Some sections look great on desktop but clutter the mobile experience. A large image-text block, an awards row, a desktop-only promo banner — sometimes they just don’t belong on a small screen.
Here’s how to hide them.
Why you can trust us
We’ve built and customised hundreds of Shopify storefronts. We also built Fudge — an AI storefront editor with a 5.0 rating on the Shopify App Store.
Method 1 — use the Theme Editor visibility toggle
This is the easiest approach and works in many modern Shopify themes.
Step 1. Go to Online Store → Themes → Customize.
Step 2. Navigate to the page containing the section you want to hide.
Step 3. Click the section in the left sidebar to open its settings.
Step 4. Look for a “Hide on mobile” checkbox or a “Visibility” option. In some themes this appears at the bottom of the section settings panel. In others it appears as a device icon toggle.
Step 5. Enable it and save.
If you don’t see this option, your theme doesn’t expose it natively. Use Method 2 instead.
How do I edit my mobile view on Shopify?
The Theme Editor has a device preview toolbar at the top of the canvas. Click the mobile phone icon to switch the preview to a mobile viewport.
This shows you exactly how your store looks on mobile. Changes you make in this view (where supported) apply to mobile only. For layout differences that go beyond section visibility, you’ll need CSS or a tool like Fudge.
Method 2 — hide with CSS on mobile
If your theme doesn’t have a visibility toggle, you can hide a section using a CSS media query.
Step 1. Identify the section you want to hide. Right-click it in the browser → Inspect → find the class or ID on the outermost element. It will look something like .shopify-section-template--hero or a custom section ID.
Step 2. Go to Online Store → Themes → Customize → scroll to the bottom of the left sidebar → click Theme settings → scroll to Custom CSS.
Step 3. Add this CSS, replacing .your-section-class with the actual class:
@media (max-width: 767px) {
.your-section-class {
display: none;
}
}
Step 4. Save.
The section will now be invisible on screens narrower than 768px - the standard mobile breakpoint. It remains fully visible on tablet and desktop.
Important: hiding with CSS still loads the section’s HTML. The section exists in the page source - it’s just not displayed. For performance-critical sections with large images, removing the section entirely (or using a theme option) is a better approach.

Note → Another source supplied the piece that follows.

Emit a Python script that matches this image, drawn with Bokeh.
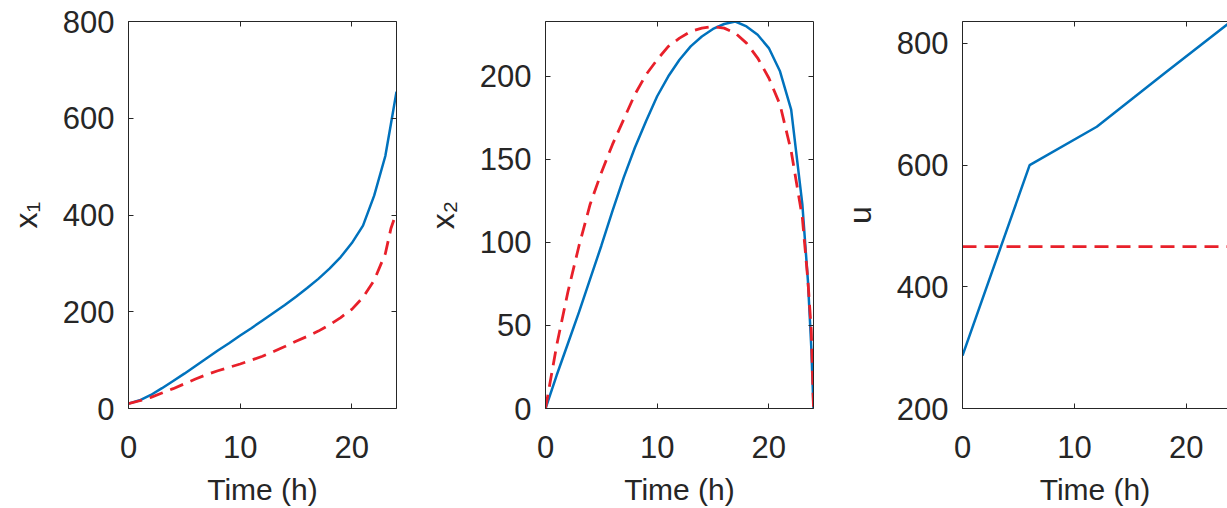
from bokeh.plotting import figure
from bokeh.layouts import row
from bokeh.models import Range1d, FixedTicker, LinearAxis, CustomLabelingPolicy
from bokeh.embed import file_html
from bokeh.resources import INLINE

# ---------------- data ----------------
t1 = [0, 1, 2, 3, 4, 5, 6, 7, 8, 9, 10, 11, 12, 13, 14, 15, 16, 17, 18, 19, 20, 21, 22, 23, 23.5, 24]
x1_opt = [10, 17, 28, 42, 57, 72, 88, 104, 120, 135, 151, 166, 182, 198, 214, 231, 249, 268, 289, 313, 342,
          378, 440, 522, 588, 655]
x1_const = [10, 16, 23, 32, 41, 51, 61, 70, 78, 85, 92, 100, 108, 118, 128, 139, 149, 160, 173, 188, 205,
            230, 265, 320, 372, 406]

t2 = [0, 1, 2, 3, 4, 5, 6, 7, 8, 9, 10, 11, 12, 13, 14, 15, 16, 17, 18, 19, 20, 21, 22, 23, 23.5, 23.8, 24]
x2_opt = [0, 20, 39, 58, 78, 98, 119, 139, 157, 173, 188, 200, 210, 218, 224, 228.5, 231.5, 233, 230, 225, 217,
          203, 180, 123, 77, 37, 0]
x2_const = [0, 38, 70, 98, 123, 142, 159, 174, 189, 201, 210, 218, 223, 227, 229, 230, 229, 226, 220, 211, 199,
            183, 155, 115, 77, 47, 0]

t3 = [0, 6, 12, 18, 24]
u_opt = [287, 600, 663, 750, 836]
t3_const = [0, 24]
u_const = [466, 466]

x_ticks = [0, 10, 20]
y1_ticks = [0, 200, 400, 600, 800]
y2_ticks = [0, 50, 100, 150, 200]
y3_ticks = [200, 400, 600, 800]

x_label = "Time (h)"
y_labels = ["x\u2081", "x\u2082", "u"]

# ---------------- style ----------------
BLUE = "#0072BD"
RED = "#e8202a"
AX = "#262626"
FONT = "Liberation Sans"
HIDE_ALL = CustomLabelingPolicy(code="return []")


def style_axis(ax, show_labels=True):
    ax.axis_line_color = AX
    ax.axis_line_width = 1
    ax.major_tick_line_color = AX
    ax.major_tick_in = 5
    ax.major_tick_out = 0
    ax.minor_tick_line_color = None
    ax.major_label_text_font = FONT
    ax.major_label_text_color = AX
    if show_labels:
        ax.major_label_text_font_size = "31px"
    else:
        ax.major_label_text_font_size = "1px"
        ax.major_label_standoff = 0
        ax.major_label_policy = HIDE_ALL
    ax.axis_label_text_font = FONT
    ax.axis_label_text_font_style = "normal"
    ax.axis_label_text_color = AX


def make_panel(width, border_right, x_end, y_start, y_end, yticks, ylabel, box_right=True):
    p = figure(width=width, height=508, output_backend="svg", toolbar_location=None,
               x_range=Range1d(0, x_end), y_range=Range1d(y_start, y_end),
               min_border_left=128, min_border_right=border_right,
               min_border_top=21, min_border_bottom=99)
    p.grid.visible = False
    p.outline_line_color = None
    p.background_fill_color = "white"
    p.border_fill_color = "white"

    p.xaxis.ticker = FixedTicker(ticks=x_ticks)
    p.yaxis.ticker = FixedTicker(ticks=yticks)
    for ax in p.xaxis:
        style_axis(ax)
        ax.major_label_standoff = 27
        ax.axis_label = x_label
        ax.axis_label_text_font_size = "30px"
        ax.axis_label_standoff = 12
    for ax in p.yaxis:
        style_axis(ax)
        ax.major_label_standoff = 14
        ax.axis_label = ylabel
        ax.axis_label_text_font_size = "32px"
        ax.axis_label_standoff = 16

    top = LinearAxis(ticker=FixedTicker(ticks=x_ticks))
    style_axis(top, show_labels=False)
    p.add_layout(top, "above")
    if box_right:
        right = LinearAxis(ticker=FixedTicker(ticks=yticks))
        style_axis(right, show_labels=False)
        p.add_layout(right, "right")
    return p


p1 = make_panel(417, 21, 24, 0, 800, y1_ticks, y_labels[0])
p1.line(t1, x1_opt, line_color=BLUE, line_width=2.5)
p1.line(t1, x1_const, line_color=RED, line_width=2.8, line_dash="14 8")

p2 = make_panel(417, 21, 24, 0, 233, y2_ticks, y_labels[1])
p2.line(t2, x2_opt, line_color=BLUE, line_width=2.5)
p2.line(t2, x2_const, line_color=RED, line_width=2.8, line_dash="14 8")

p3 = make_panel(393, 0, 23.68, 200, 836, y3_ticks, y_labels[2], box_right=False)
p3.line(t3, u_opt, line_color=BLUE, line_width=2.5)
p3.line(t3_const, u_const, line_color=RED, line_width=2.8, line_dash="14 8")

layout = row(p1, p2, p3)
open("out.html", "w").write(file_html(layout, INLINE))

What breakpoints does Shopify use?
Shopify themes don’t enforce a single breakpoint standard, but most follow common conventions:
| Breakpoint | Width |
|---|---|
| Mobile | up to 767px |
| Tablet | 768px - 1023px |
| Desktop | 1024px and above |
Dawn uses 750px as its primary mobile/tablet breakpoint. Check your theme’s stylesheet if you need the exact value.

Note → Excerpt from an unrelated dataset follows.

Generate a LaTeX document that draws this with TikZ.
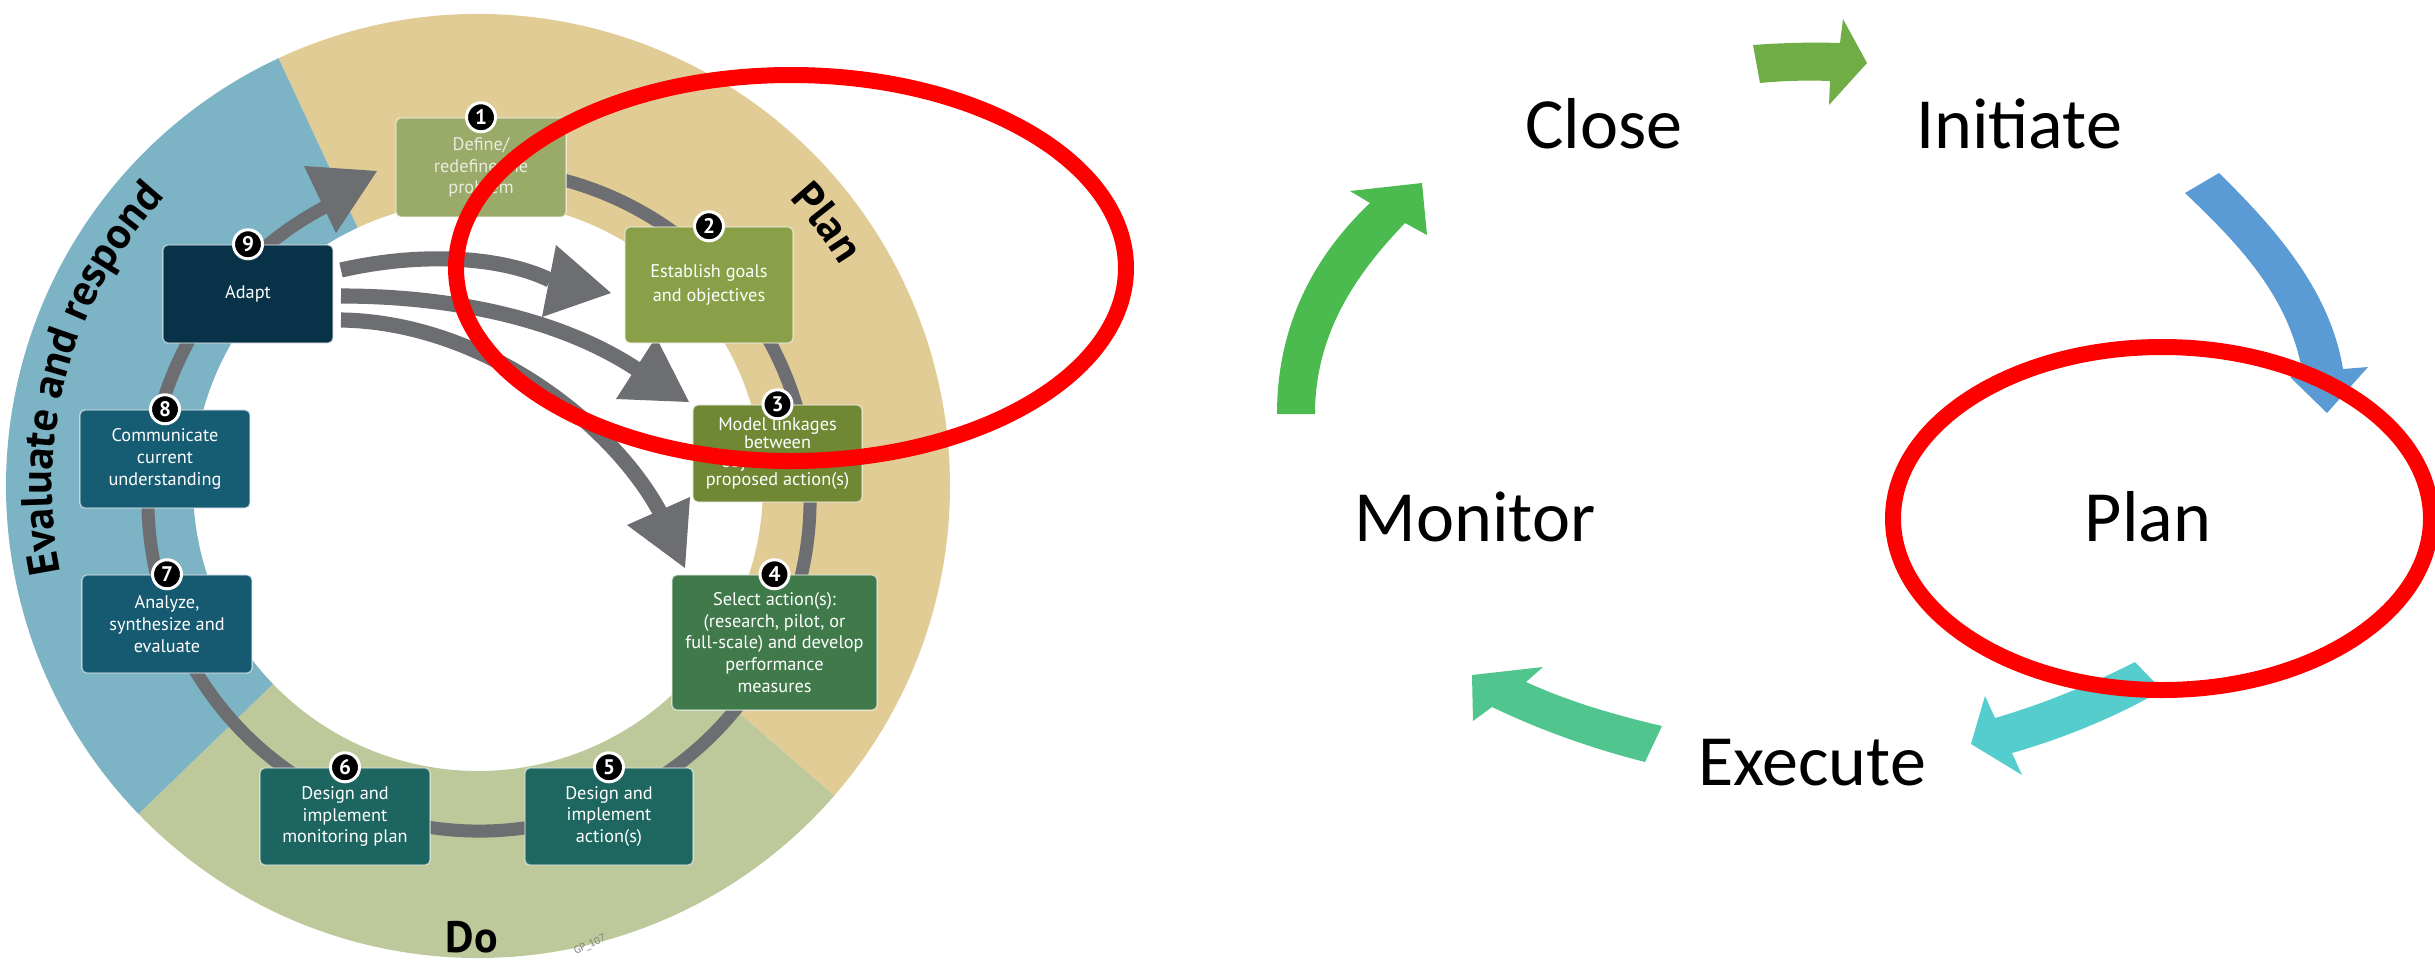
\documentclass[tikz,border=0pt]{standalone}
\usepackage{fontspec}
\setmainfont{PT Sans}
\newfontfamily\carlito{Carlito}
\newfontfamily\ptsans{PT Sans}
\usetikzlibrary{decorations.text}
\definecolor{ringtan}{RGB}{226,204,150}
\definecolor{ringblue}{RGB}{125,180,197}
\definecolor{ringgreen}{RGB}{190,201,155}
\definecolor{graypath}{RGB}{109,110,113}
\definecolor{bxone}{RGB}{154,170,104}
\definecolor{bxtwo}{RGB}{138,160,72}
\definecolor{bxthree}{RGB}{112,136,52}
\definecolor{bxfour}{RGB}{64,122,74}
\definecolor{bxfive}{RGB}{30,103,96}
\definecolor{bxsix}{RGB}{29,101,96}
\definecolor{bxseven}{RGB}{21,90,112}
\definecolor{bxeight}{RGB}{22,92,115}
\definecolor{bxnine}{RGB}{8,50,72}
\definecolor{aolive}{RGB}{112,173,71}
\definecolor{ablue}{RGB}{91,155,213}
\definecolor{acyan}{RGB}{86,205,205}
\definecolor{ateal}{RGB}{80,198,142}
\definecolor{agreen}{RGB}{75,187,80}
\definecolor{redc}{RGB}{255,0,0}
\newcommand\lblfont{\ptsans\bfseries\fontsize{12.5}{14}\selectfont}
\tikzset{
  stepbox/.style={rounded corners=1.4pt, draw=white, draw opacity=0.55, line width=0.4pt,
    text=white, align=center, inner sep=0pt, font=\ptsans\fontsize{5.2}{6.2}\selectfont},
  badge/.style={circle, fill=black, draw=white, line width=0.85pt, minimum size=0.29cm,
    inner sep=0pt, text=white, font=\ptsans\bfseries\fontsize{6}{6}\selectfont},
  ringline/.style={draw=graypath, line width=3.7pt},
  bigline/.style={draw=graypath, line width=4.3pt},
  cyclelabel/.style={font=\carlito\fontsize{20.5}{24}\selectfont, anchor=base, inner sep=0pt},
  redring/.style={draw=redc, line width=4.55pt},
}
\begin{document}
\begin{tikzpicture}[x=0.01cm, y=-0.01cm]
\useasboundingbox (0,0) rectangle (2435,960);
\fill[white] (0,0) rectangle (2435,960);

% ---- ring sectors
\begin{scope}[shift={(478,486)}]
  \fill[ringtan] (-115:472) arc[start angle=-115,end angle=41,radius=472]
     -- (41:285) arc[start angle=41,end angle=-115,radius=285] -- cycle;
  \fill[ringgreen] (41:472) arc[start angle=41,end angle=136,radius=472]
     -- (136:285) arc[start angle=136,end angle=41,radius=285] -- cycle;
  \fill[ringblue] (136:472) arc[start angle=136,end angle=245,radius=472]
     -- (245:285) arc[start angle=245,end angle=136,radius=285] -- cycle;
  \path[decorate, decoration={text along path, text={|\lblfont|Evaluate and respond}, text align=center}]
     (150:426) arc[start angle=150,end angle=241,radius=426];
  \path[decorate, decoration={text along path, text={|\lblfont|Plan}, text align=center}]
     (303:424) arc[start angle=303,end angle=343,radius=424];
\end{scope}
\node[font=\lblfont, inner sep=0pt] (dolbl) at (472,937) {Do};
\node[font=\ptsans\fontsize{3}{3}\selectfont, text=gray, rotate=25, inner sep=0pt] (gpid) at (590,945) {GP\_107};

% ---- gray cycle
\draw[ringline] (479,500) ++(245:331) arc[start angle=245,end angle=-100,radius=331];
\fill[graypath] (304,166) -- (377,171) -- (336,233) -- cycle;

% ---- arrows from Adapt
\coordinate (aas) at (341,270);
\coordinate (abs) at (341,296);
\coordinate (acs) at (341,320);
\coordinate (aae) at (550,280);
\coordinate (abe) at (638,370);
\coordinate (ace) at (660,512);
\draw[bigline] (aas) .. controls (420,252) and (500,256) .. (aae);
\fill[graypath] (556,245) -- (611,293) -- (542,317) -- cycle;
\draw[bigline] (abs) .. controls (450,296) and (560,318) .. (abe);
\fill[graypath] (616,399) -- (689,402) -- (656,337) -- cycle;
\draw[bigline] (acs) .. controls (480,322) and (610,420) .. (ace);
\fill[graypath] (627,525) -- (685,568) -- (690,497) -- cycle;

% ---- boxes
\node[stepbox, fill=bxone, text=white!78!bxone, minimum width=1.70cm, minimum height=0.99cm] (b1) at (481,167.5) {Define/\\redefine the\\problem};
\node[stepbox, fill=bxtwo, minimum width=1.68cm, minimum height=1.16cm, font=\ptsans\fontsize{5.2}{6.6}\selectfont] (b2) at (709,285) {Establish goals\\and objectives};
\node[stepbox, fill=bxthree, minimum width=1.69cm, minimum height=0.97cm, font=\ptsans\fontsize{5.2}{5.3}\selectfont] (b3) at (777.5,453.5) {Model linkages\\between\\objectives and\\proposed action(s)};
\node[stepbox, fill=bxfour, minimum width=2.05cm, minimum height=1.35cm] (b4) at (774.5,642.5) {Select action(s):\\(research, pilot, or\\full-scale) and develop\\performance\\measures};
\node[stepbox, fill=bxfive, minimum width=1.68cm, minimum height=0.97cm] (b5) at (609,816.5) {Design and\\implement\\action(s)};
\node[stepbox, fill=bxsix, minimum width=1.70cm, minimum height=0.97cm] (b6) at (345,816.5) {Design and\\implement\\monitoring plan};
\node[stepbox, fill=bxseven, minimum width=1.70cm, minimum height=0.98cm] (b7) at (167,624) {Analyze,\\synthesize and\\evaluate};
\node[stepbox, fill=bxeight, minimum width=1.70cm, minimum height=0.98cm] (b8) at (165,459) {Communicate\\current\\understanding};
\node[stepbox, fill=bxnine, minimum width=1.70cm, minimum height=0.98cm] (b9) at (248,294) {Adapt};

\foreach \i in {1,...,9} { \node[badge] (n\i) at (b\i.north) {\i}; }

% ---- right cycle
\node[cyclelabel] (close) at (1604,148) {Close};
\node[cyclelabel] (initiate) at (2019,148) {Initiate};
\node[cyclelabel] (monitor) at (1475,541) {Monitor};
\node[cyclelabel] (plan) at (2148,541) {Plan};
\node[cyclelabel] (execute) at (1812,785) {Execute};

\fill[aolive] (1753,45) .. controls (1780,43) and (1810,42) .. (1840,43) -- (1843,19) -- (1867,63)
  -- (1829,105) -- (1830,81) .. controls (1805,80) and (1780,81) .. (1760,83) -- cycle;
\fill[ablue] (2185,193) -- (2219,173) .. controls (2275,228) and (2330,290) .. (2343,369)
  -- (2368,367) -- (2327,413) -- (2290,377) -- (2303,375) .. controls (2290,300) and (2245,250) .. (2185,193) -- cycle;
\fill[acyan] (2135,662) .. controls (2090,685) and (2040,705) .. (1995,718) -- (1985,696) -- (1971,744)
  -- (2022,775) -- (2012,753) .. controls (2065,738) and (2120,715) .. (2162,690) -- cycle;
\fill[ateal] (1662,726) .. controls (1615,715) and (1570,702) .. (1526,682) -- (1543,667) -- (1472,675)
  -- (1473,721) -- (1492,707) .. controls (1540,730) and (1590,748) .. (1645,762) -- cycle;
\fill[agreen] (1315,414) -- (1277,414) .. controls (1277,330) and (1310,260) .. (1370,203) -- (1350,191)
  -- (1422,183) -- (1427,235) -- (1405,223) .. controls (1360,270) and (1315,330) .. (1315,414) -- cycle;

% ---- red highlight ellipses
\coordinate (eleft) at (791,268);
\coordinate (eright) at (2162,518.5);
\draw[redring] (eleft) ellipse [x radius=335, y radius=193];
\draw[redring] (eright) ellipse [x radius=269, y radius=171.5];
\end{tikzpicture}
\end{document}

Method 3 — use Fudge to add mobile visibility controls
If you need precise control over what shows on mobile across multiple sections, Fudge can add proper mobile/desktop visibility toggles directly in your theme’s section schema.
Describe what you want:
“Add a ‘hide on mobile’ toggle to the promotional banner section on my homepage.”
Fudge edits the section’s schema and adds the conditional rendering logic — the same way a developer would. The toggle then appears in the Theme Editor for your team to use without code.

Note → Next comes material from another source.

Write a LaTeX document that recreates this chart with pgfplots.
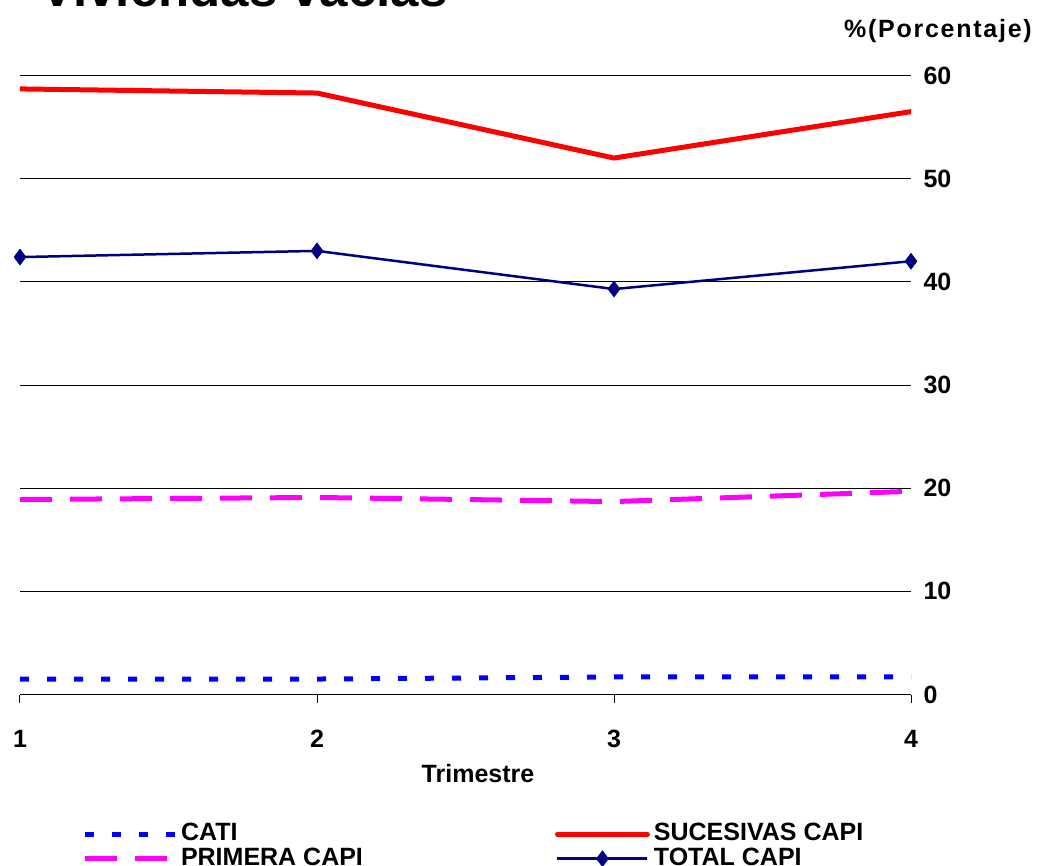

Does hiding a section on mobile affect SEO?
Using display: none in CSS does not remove the content from Google’s index. Google renders pages and can read CSS-hidden content. For SEO purposes, the content still exists.
If the content is genuinely not relevant on mobile and you don’t want it indexed, the better approach is to use Shopify’s section rendering to conditionally exclude it from the HTML on mobile - which requires code or Fudge.
For most merchants, display: none is perfectly fine.